Understanding Regulatory Requirements
Research institutes and businesses are not the only ones to keep an eye on AI: Government bodies are picking up the pace to bring the Wild West era of AI to an end. In recent years, regulations on ethics, applicable use, risk management, and data protection have been proposed, ratified, and entered into force across the globe. These rules and regulations, together with the uncertainty of what might come next, have a direct impact on the daily work of data scientists. A good understanding of a model's inner workings, its risks, impacts, and limitations is necessary to assure compliance and prevent potentially hefty fines.
Enhancing Communication Skills
The popularity of AI, its omnipresence in the media, and its huge potential only bring more stakeholders flocking to the data team, bringing questions, ideas, and concerns about new technologies. Instead of having highly specific conversations about activation layers, AUC metrics, or new Python libraries, data scientists find themselves more and more interacting with people of various backgrounds, interests, and priorities. As in-house experts on AI, data scientists balance business interests with technical feasibility and handle expectation management to counteract the over-confident marketing messages from AI companies.
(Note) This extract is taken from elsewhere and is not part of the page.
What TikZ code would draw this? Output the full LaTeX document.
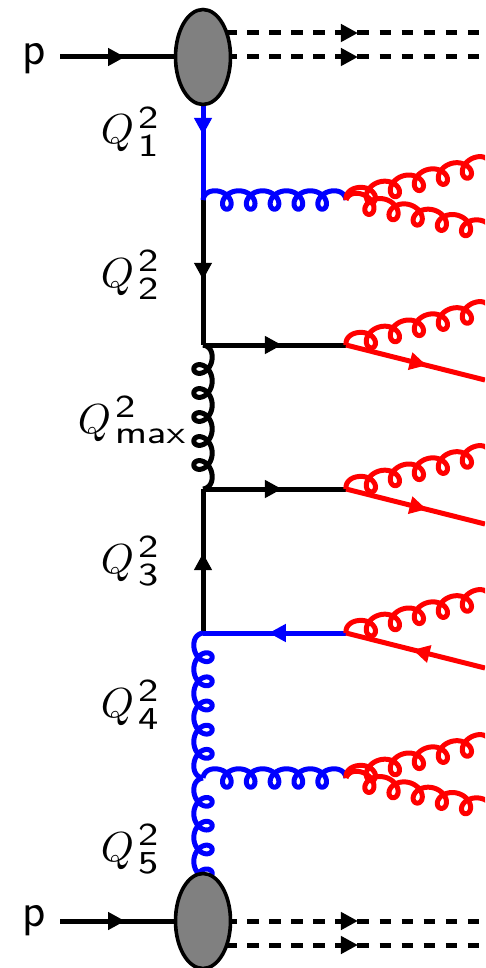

Exponential developments in data science have changed the dynamics of how people perceive the chances, risks, and potential of AI. Data scientists, as the primary users of these algorithms, experience these changes firsthand. By developing their roles away from pure developers of ML models towards an approach focused on planning, implementing, and analyzing AI products, data scientists are well set to claim their spot in the data landscape as versatile experts, ready to handle what the future brings.